丘の会発足
定住者が増えだした頃から、何ヶ所かに分かれて最寄りの家に集まり、週1回ほど、小原先生の話を聞く会がもたれるようになった。その組織に1933年(昭和8年)、「丘の会」との名称がつけられたが、必要に迫られ、地域での暮らしにかかわる活動(今日でいえば町内会的な活動)も行なうようになった。初代会長は大島義脩、その後橋本順三、田中七次郎、小川重太郎、高尾英輔といった方々が会長を引き受け、昭和30年代まで活発に運営された。
当初から居住者は不便や不自由を承知の上で住み、旺盛な開拓者魂で戦前戦後の困難に対処しつつ、この地域の基盤を築いてきた。丘の会の組織力は、地域社会の営みに大きな役割を果たしたといえよう。
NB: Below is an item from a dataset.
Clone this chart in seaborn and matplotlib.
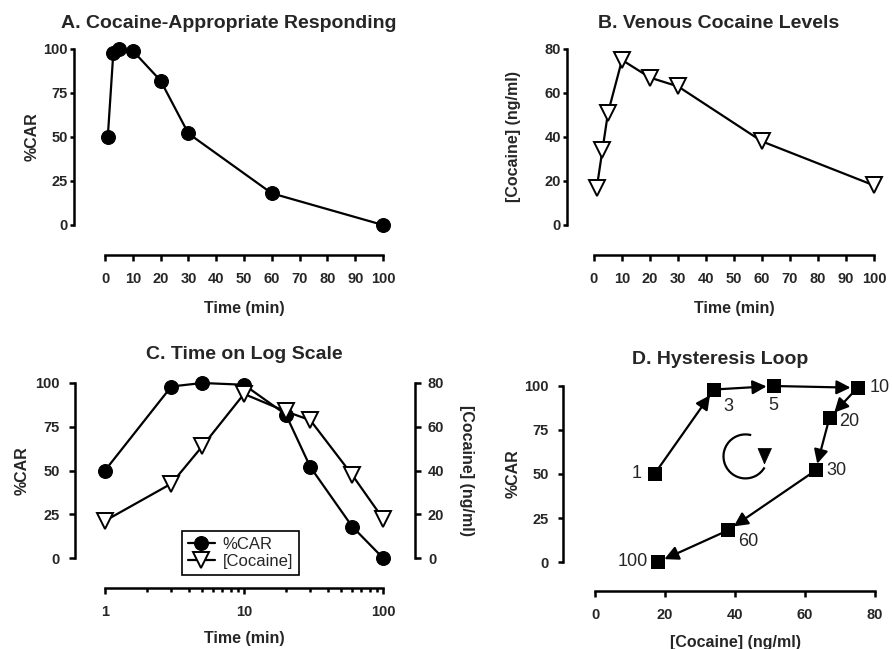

付言すれば、丘の会はその後1960年代後半になると(一部の役割を町内会に引き継いだこともあって)活動が少なくなったが、1974年(昭和49年)に「玉川丘の会」として、改めて、新たな結成をみた。「玉川学園地区発展のための文化的事業を推進する」ことを目的とし、文化講演会・講座の開催等をしてきている(2008年からは休会中)。
町内会の誕生
学園と住民が一緒になって長く歩んできた「丘の会」だったが、急速な住民の増加もあってその役割も変わらざるを得なくなってきていた。そこで丘の会の機能の一部を引き継ぐかたちで新たな組織が結成されて、1962年(昭和37年)、玉川学園町内会が誕生することになった。当初の会員数は937世帯。発足当時の資料が失われてしまって詳細はわからないが、役員には小川重太郎、中田正喜、名越覚十郎、上野一など、戦前から戦後にかけて、丘の会をはじめとする住民組織で地域を支えた方々の名前が記録されている。
町内会会則の改正と
新たな運営のスタート
発足後15年を経て、町内会も会員が増加し期待される役割も大きくなってきた。それにつれて会長をはじめとする役員選出の方法や総会の定足数など、これまでの会則には不備な点があることも明らかとなった。改正審議会で討議を重ねるとともに、会報を通じて広く意見を求めるなど慎重な審議が進められ、1977年(昭和52年)の臨時総会で改正が議決された。
新しい会則では、会長が任命していた役員を会員の意思によって選出する仕組みとなり、この結果、幹事と呼ばれる役員は各地区選出と全地区選出の両方から構成されるようになった。また総会の定足数をこれら役員の少なくとも2倍を超える70名とし、役員会が独走しないようにした。こういった新たな運営方法の前提として、会則に町内会の設立目的をはっきりと規定し、あわせて防災部を新設するなど各部の構成も改められた。
改正後初めての総会には今までにない120名近い多数の出席者があり、改正後第一期の会長には中村露子氏が選出されている。